* _Stated problem_:
Copy each line of the data below exactly, leaving out pictures.

* _Supplied data_:
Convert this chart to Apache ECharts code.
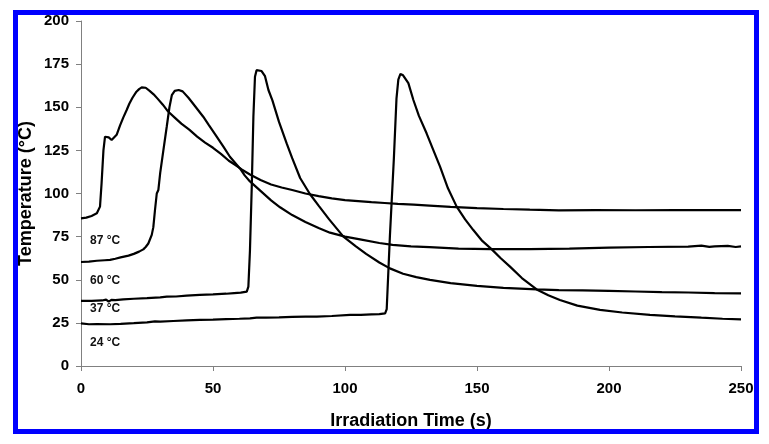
<!DOCTYPE html>
<html>
<head>
<meta charset="utf-8">
<script src="https://cdn.jsdelivr.net/npm/echarts@6/dist/echarts.min.js"></script>
<style>
html,body{margin:0;padding:0;background:#fff;}
#chart{width:769px;height:444px;}
</style>
</head>
<body>
<div id="chart"></div>
<script>
// ---- Data ----
var xTicks = [0, 50, 100, 150, 200, 250];
var yTicks = [0, 25, 50, 75, 100, 125, 150, 175, 200];

var time87 = [0,2,4,6,7.2,7.8,8.5,9.1,9.6,10.5,11.6,12.3,13.5,14.8,16,17.3,18.3,19.5,21,22,23,24.5,26,27.5,29,31,33,35.5,38,41,44,47,50,53,56,58.5,61,64,68,72,76,80,85,90,95,100,105,110,115,120,126,132,140,150,160,170,181,195,210,225,240,250];
var temp87 = [85.6,86,87,88.5,92.4,106,125,132.9,133.5,132.5,131,131.5,134,139.5,144,148.4,152,155.5,159,160.5,161.5,161.3,159.5,157.5,155,151.5,147.5,144,140.5,137,133,129.5,126.5,123,119,116.5,113.8,111,107.8,105.2,103.5,102,100,98.5,97.2,96.2,95.6,95,94.5,94,93.5,93,92.3,91.5,91,90.6,90.2,90.4,90.3,90.4,90.4,90.4];

var time60 = [0,3,6,9,11,13,15,18,20,22,23.6,24.5,25.5,26.8,27.4,28,28.7,29.3,30,31.2,32.5,33.5,34.4,35.5,37,38.5,40.7,43,46.3,48.5,51.4,54,56.4,60.2,62,64,68,72,75.4,80,85,90,94.3,100,105.7,113,118,125,132,143,155,170,185,200,215,230,235,238,240,245,248,250];
var temp60 = [60.3,60.5,61,61.3,61.5,62.2,63,64,65,66.3,67.6,69,71,76,80.5,90,100,102,112,125,139,150,157,159.5,160,159.2,155.5,151,144.5,139.5,133,127,121.3,114.5,110.5,107,101.5,96,92,87.5,83.5,80,77.3,75,73.4,71.3,70.2,69.4,68.9,68,67.7,67.8,68,68.6,69,69.2,69.8,69.1,69.3,69.6,69,69.3];

var time37 = [0,4,8,9.5,10.5,11.5,13,16,20,25,30,32.5,36,40,45,50,55,58,60.5,62.8,63.4,64,64.7,65.3,65.9,66.5,67.2,68.4,69.7,71,72.5,75,77.9,80,83,86.7,90,94,99.4,104,108,113,117,122,127,132.2,140,150,160,172.6,181,190,200,210,220,230,240,250];
var temp37 = [37.7,37.8,38,38.5,37.3,38.3,38.2,38.6,39,39.3,39.8,40.2,40.3,40.8,41.2,41.5,41.9,42.3,42.5,43.1,46,67,105,144.5,167.7,171.5,172.6,171,168,160,154,141.5,129,120.5,109,99.7,93,85,75,69.5,65,60,56.6,53.5,51.5,49.9,48,46.5,45.3,44.4,44,43.8,43.5,43.2,42.8,42.6,42.3,42.1];

var time24 = [0,3,6,11,15,20,25,28,30,35,40,45,50,55,60,64,66.5,70,75,80,85,89.3,95,101.9,106,110,113,115.2,115.8,117,118.5,119.5,120.2,121,122,124,125.9,128,130.9,133.5,136,139,142.3,145.5,148.6,152,155.6,159,162.5,167,172.6,177,181.4,188,196.6,205,215.5,225,235,243,250];
var temp24 = [24.7,24.2,24.3,24.2,24.4,24.8,25.3,25.9,25.7,26.1,26.5,26.7,26.9,27.2,27.4,27.6,28,28,28.2,28.5,28.6,28.6,29,29.6,29.6,29.9,30.1,30.5,33,75,120,155,166,169.3,168.5,164,154.2,145,134.9,125,115.6,103,92.4,85,78.8,72.5,67.6,62.5,57.6,51,44.4,41,38.3,35,32.5,31,29.6,28.8,28,27.4,27];

var labelTexts = ['87 \u00B0C', '60 \u00B0C', '37 \u00B0C', '24 \u00B0C'];
var labelAnchorTime = [3.4, 3.4, 3.4, 3.4];
var labelAnchorTemp = [72.6, 49.3, 33.4, 13.7];

// ---- Build ----
function zip(a, b) { return a.map(function (v, i) { return [v, b[i]]; }); }
var FONT = '"Liberation Sans", Arial, sans-serif';

var chart = echarts.init(document.getElementById('chart'), null, {renderer: 'canvas'});

function lineSeries(name, t, v) {
  return {
    name: name, type: 'line', data: zip(t, v),
    symbol: 'none', showSymbol: false, smooth: false,
    lineStyle: {color: '#000', width: 2.2},
    silent: true, animation: false
  };
}

var axisCommon = {
  type: 'value',
  axisLine: {show: true, lineStyle: {color: '#808080', width: 1}},
  axisTick: {show: true, inside: false, length: 5, lineStyle: {color: '#808080', width: 1}},
  splitLine: {show: false},
  nameLocation: 'middle',
  nameMoveOverlap: false,
  nameTextStyle: {fontFamily: FONT, fontSize: 18, fontWeight: 'bold', color: '#000'}
};

chart.setOption({
  backgroundColor: '#fff',
  animation: false,
  grid: {left: 81, right: 28, top: 21, bottom: 78, containLabel: false},
  xAxis: Object.assign({}, axisCommon, {
    min: xTicks[0], max: xTicks[xTicks.length - 1], interval: xTicks[1] - xTicks[0],
    name: 'Irradiation Time (s)', nameGap: 46,
    axisLabel: {fontFamily: FONT, fontSize: 15, fontWeight: 'bold', color: '#000', margin: 15}
  }),
  yAxis: Object.assign({}, axisCommon, {
    min: yTicks[0], max: yTicks[yTicks.length - 1], interval: yTicks[1] - yTicks[0],
    name: 'Temperature (\u00B0C)', nameGap: 46, nameRotate: 90,
    axisLabel: {fontFamily: FONT, fontSize: 15, fontWeight: 'bold', color: '#000', margin: 12}
  }),
  series: [
    lineSeries('87', time87, temp87),
    lineSeries('60', time60, temp60),
    lineSeries('37', time37, temp37),
    lineSeries('24', time24, temp24)
  ]
});

var graphics = [{
  type: 'rect', silent: true, z: 100,
  shape: {x: 15.5, y: 12.5, width: 741, height: 419},
  style: {fill: null, stroke: '#0000ff', lineWidth: 5}
}];
labelTexts.forEach(function (txt, i) {
  var p = chart.convertToPixel({gridIndex: 0}, [labelAnchorTime[i], labelAnchorTemp[i]]);
  graphics.push({
    type: 'text', silent: true, z: 50,
    style: {text: txt, x: p[0], y: p[1], font: 'bold 12px ' + FONT, fill: '#111',
            textAlign: 'left', textVerticalAlign: 'middle'}
  });
});
chart.setOption({graphic: graphics});
</script>
</body>
</html>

* _The reply_:
Convert this chart to Apache ECharts code.
<!DOCTYPE html>
<html>
<head>
<meta charset="utf-8">
<script src="https://cdn.jsdelivr.net/npm/echarts@6/dist/echarts.min.js"></script>
<style>
html,body{margin:0;padding:0;background:#fff;}
#chart{width:769px;height:444px;}
</style>
</head>
<body>
<div id="chart"></div>
<script>
// ---- Data ----
var xTicks = [0, 50, 100, 150, 200, 250];
var yTicks = [0, 25, 50, 75, 100, 125, 150, 175, 200];

var time87 = [0,2,4,6,7.2,7.8,8.5,9.1,9.6,10.5,11.6,12.3,13.5,14.8,16,17.3,18.3,19.5,21,22,23,24.5,26,27.5,29,31,33,35.5,38,41,44,47,50,53,56,58.5,61,64,68,72,76,80,85,90,95,100,105,110,115,120,126,132,140,150,160,170,181,195,210,225,240,250];
var temp87 = [85.6,86,87,88.5,92.4,106,125,132.9,133.5,132.5,131,131.5,134,139.5,144,148.4,152,155.5,159,160.5,161.5,161.3,159.5,157.5,155,151.5,147.5,144,140.5,137,133,129.5,126.5,123,119,116.5,113.8,111,107.8,105.2,103.5,102,100,98.5,97.2,96.2,95.6,95,94.5,94,93.5,93,92.3,91.5,91,90.6,90.2,90.4,90.3,90.4,90.4,90.4];

var time60 = [0,3,6,9,11,13,15,18,20,22,23.6,24.5,25.5,26.8,27.4,28,28.7,29.3,30,31.2,32.5,33.5,34.4,35.5,37,38.5,40.7,43,46.3,48.5,51.4,54,56.4,60.2,62,64,68,72,75.4,80,85,90,94.3,100,105.7,113,118,125,132,143,155,170,185,200,215,230,235,238,240,245,248,250];
var temp60 = [60.3,60.5,61,61.3,61.5,62.2,63,64,65,66.3,67.6,69,71,76,80.5,90,100,102,112,125,139,150,157,159.5,160,159.2,155.5,151,144.5,139.5,133,127,121.3,114.5,110.5,107,101.5,96,92,87.5,83.5,80,77.3,75,73.4,71.3,70.2,69.4,68.9,68,67.7,67.8,68,68.6,69,69.2,69.8,69.1,69.3,69.6,69,69.3];

var time37 = [0,4,8,9.5,10.5,11.5,13,16,20,25,30,32.5,36,40,45,50,55,58,60.5,62.8,63.4,64,64.7,65.3,65.9,66.5,67.2,68.4,69.7,71,72.5,75,77.9,80,83,86.7,90,94,99.4,104,108,113,117,122,127,132.2,140,150,160,172.6,181,190,200,210,220,230,240,250];
var temp37 = [37.7,37.8,38,38.5,37.3,38.3,38.2,38.6,39,39.3,39.8,40.2,40.3,40.8,41.2,41.5,41.9,42.3,42.5,43.1,46,67,105,144.5,167.7,171.5,172.6,171,168,160,154,141.5,129,120.5,109,99.7,93,85,75,69.5,65,60,56.6,53.5,51.5,49.9,48,46.5,45.3,44.4,44,43.8,43.5,43.2,42.8,42.6,42.3,42.1];

var time24 = [0,3,6,11,15,20,25,28,30,35,40,45,50,55,60,64,66.5,70,75,80,85,89.3,95,101.9,106,110,113,115.2,115.8,117,118.5,119.5,120.2,121,122,124,125.9,128,130.9,133.5,136,139,142.3,145.5,148.6,152,155.6,159,162.5,167,172.6,177,181.4,188,196.6,205,215.5,225,235,243,250];
var temp24 = [24.7,24.2,24.3,24.2,24.4,24.8,25.3,25.9,25.7,26.1,26.5,26.7,26.9,27.2,27.4,27.6,28,28,28.2,28.5,28.6,28.6,29,29.6,29.6,29.9,30.1,30.5,33,75,120,155,166,169.3,168.5,164,154.2,145,134.9,125,115.6,103,92.4,85,78.8,72.5,67.6,62.5,57.6,51,44.4,41,38.3,35,32.5,31,29.6,28.8,28,27.4,27];

var labelTexts = ['87 \u00B0C', '60 \u00B0C', '37 \u00B0C', '24 \u00B0C'];
var labelAnchorTime = [3.4, 3.4, 3.4, 3.4];
var labelAnchorTemp = [72.6, 49.3, 33.4, 13.7];

// ---- Build ----
function zip(a, b) { return a.map(function (v, i) { return [v, b[i]]; }); }
var FONT = '"Liberation Sans", Arial, sans-serif';

var chart = echarts.init(document.getElementById('chart'), null, {renderer: 'canvas'});

function lineSeries(name, t, v) {
  return {
    name: name, type: 'line', data: zip(t, v),
    symbol: 'none', showSymbol: false, smooth: false,
    lineStyle: {color: '#000', width: 2.2},
    silent: true, animation: false
  };
}

var axisCommon = {
  type: 'value',
  axisLine: {show: true, lineStyle: {color: '#808080', width: 1}},
  axisTick: {show: true, inside: false, length: 5, lineStyle: {color: '#808080', width: 1}},
  splitLine: {show: false},
  nameLocation: 'middle',
  nameMoveOverlap: false,
  nameTextStyle: {fontFamily: FONT, fontSize: 18, fontWeight: 'bold', color: '#000'}
};

chart.setOption({
  backgroundColor: '#fff',
  animation: false,
  grid: {left: 81, right: 28, top: 21, bottom: 78, containLabel: false},
  xAxis: Object.assign({}, axisCommon, {
    min: xTicks[0], max: xTicks[xTicks.length - 1], interval: xTicks[1] - xTicks[0],
    name: 'Irradiation Time (s)', nameGap: 46,
    axisLabel: {fontFamily: FONT, fontSize: 15, fontWeight: 'bold', color: '#000', margin: 15}
  }),
  yAxis: Object.assign({}, axisCommon, {
    min: yTicks[0], max: yTicks[yTicks.length - 1], interval: yTicks[1] - yTicks[0],
    name: 'Temperature (\u00B0C)', nameGap: 46, nameRotate: 90,
    axisLabel: {fontFamily: FONT, fontSize: 15, fontWeight: 'bold', color: '#000', margin: 12}
  }),
  series: [
    lineSeries('87', time87, temp87),
    lineSeries('60', time60, temp60),
    lineSeries('37', time37, temp37),
    lineSeries('24', time24, temp24)
  ]
});

var graphics = [{
  type: 'rect', silent: true, z: 100,
  shape: {x: 15.5, y: 12.5, width: 741, height: 419},
  style: {fill: null, stroke: '#0000ff', lineWidth: 5}
}];
labelTexts.forEach(function (txt, i) {
  var p = chart.convertToPixel({gridIndex: 0}, [labelAnchorTime[i], labelAnchorTemp[i]]);
  graphics.push({
    type: 'text', silent: true, z: 50,
    style: {text: txt, x: p[0], y: p[1], font: 'bold 12px ' + FONT, fill: '#111',
            textAlign: 'left', textVerticalAlign: 'middle'}
  });
});
chart.setOption({graphic: graphics});
</script>
</body>
</html>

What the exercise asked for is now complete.